WHAT TO WORK ON:
Reproduce exactly the lines starting at the line that contains "Reproduce this chart with matplotlib." and ending at the line that contains "ax = fig.add_axes([0.1997, 0.2131, 0.7408, 0.7095])". Omit pictures.

GIVEN RECORDS:
- - -

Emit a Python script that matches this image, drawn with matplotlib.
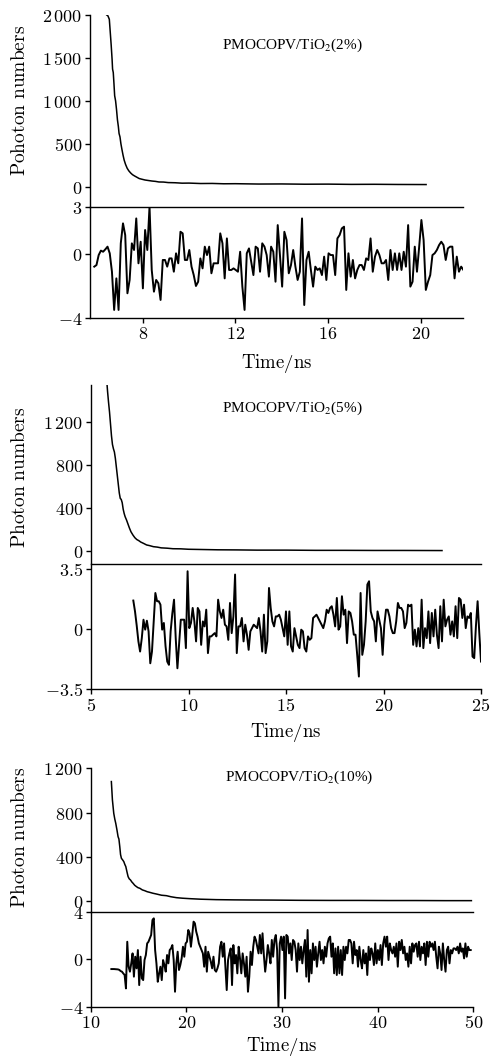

- - -

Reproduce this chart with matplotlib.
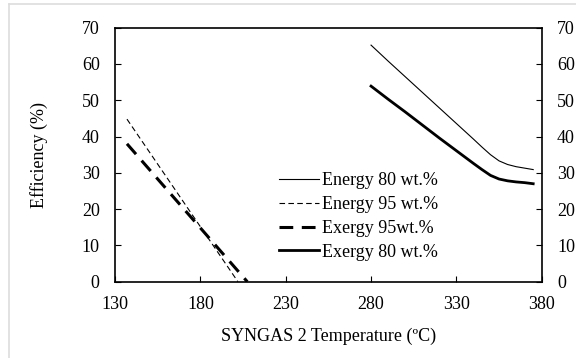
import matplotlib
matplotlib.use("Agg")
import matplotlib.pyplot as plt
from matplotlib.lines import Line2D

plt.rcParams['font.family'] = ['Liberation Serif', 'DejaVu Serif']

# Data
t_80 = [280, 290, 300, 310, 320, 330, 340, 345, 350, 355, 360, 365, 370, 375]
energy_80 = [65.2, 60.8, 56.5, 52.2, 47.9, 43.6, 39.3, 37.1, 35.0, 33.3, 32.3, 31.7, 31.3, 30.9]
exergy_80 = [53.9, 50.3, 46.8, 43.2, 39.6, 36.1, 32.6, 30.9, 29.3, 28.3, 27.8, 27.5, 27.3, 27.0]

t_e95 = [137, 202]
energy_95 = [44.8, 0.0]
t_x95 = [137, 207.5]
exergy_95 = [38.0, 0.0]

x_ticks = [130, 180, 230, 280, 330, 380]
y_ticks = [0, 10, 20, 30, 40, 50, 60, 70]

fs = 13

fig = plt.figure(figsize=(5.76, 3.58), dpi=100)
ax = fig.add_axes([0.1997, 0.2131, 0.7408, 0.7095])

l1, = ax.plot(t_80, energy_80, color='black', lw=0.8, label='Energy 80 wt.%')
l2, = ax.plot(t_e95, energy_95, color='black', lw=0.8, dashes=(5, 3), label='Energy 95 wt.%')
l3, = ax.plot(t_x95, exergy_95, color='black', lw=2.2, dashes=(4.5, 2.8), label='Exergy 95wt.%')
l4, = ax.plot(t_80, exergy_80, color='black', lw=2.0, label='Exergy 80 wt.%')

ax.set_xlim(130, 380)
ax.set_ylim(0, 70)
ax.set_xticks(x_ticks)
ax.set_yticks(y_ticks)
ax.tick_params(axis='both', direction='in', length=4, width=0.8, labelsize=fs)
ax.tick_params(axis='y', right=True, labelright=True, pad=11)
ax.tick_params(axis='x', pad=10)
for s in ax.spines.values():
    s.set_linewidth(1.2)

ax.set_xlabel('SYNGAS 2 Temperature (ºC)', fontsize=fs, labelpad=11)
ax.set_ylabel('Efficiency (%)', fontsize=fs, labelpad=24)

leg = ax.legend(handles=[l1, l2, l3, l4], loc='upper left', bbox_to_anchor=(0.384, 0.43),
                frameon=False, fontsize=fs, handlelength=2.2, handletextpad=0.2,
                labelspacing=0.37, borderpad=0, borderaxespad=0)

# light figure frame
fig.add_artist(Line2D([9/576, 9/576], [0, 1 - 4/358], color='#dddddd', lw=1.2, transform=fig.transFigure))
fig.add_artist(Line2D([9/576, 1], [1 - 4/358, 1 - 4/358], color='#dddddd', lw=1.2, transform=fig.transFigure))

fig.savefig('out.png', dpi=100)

- - -

TASK RESPONSE:
Reproduce this chart with matplotlib.
import matplotlib
matplotlib.use("Agg")
import matplotlib.pyplot as plt
from matplotlib.lines import Line2D

plt.rcParams['font.family'] = ['Liberation Serif', 'DejaVu Serif']

# Data
t_80 = [280, 290, 300, 310, 320, 330, 340, 345, 350, 355, 360, 365, 370, 375]
energy_80 = [65.2, 60.8, 56.5, 52.2, 47.9, 43.6, 39.3, 37.1, 35.0, 33.3, 32.3, 31.7, 31.3, 30.9]
exergy_80 = [53.9, 50.3, 46.8, 43.2, 39.6, 36.1, 32.6, 30.9, 29.3, 28.3, 27.8, 27.5, 27.3, 27.0]

t_e95 = [137, 202]
energy_95 = [44.8, 0.0]
t_x95 = [137, 207.5]
exergy_95 = [38.0, 0.0]

x_ticks = [130, 180, 230, 280, 330, 380]
y_ticks = [0, 10, 20, 30, 40, 50, 60, 70]

fs = 13

fig = plt.figure(figsize=(5.76, 3.58), dpi=100)
ax = fig.add_axes([0.1997, 0.2131, 0.7408, 0.7095])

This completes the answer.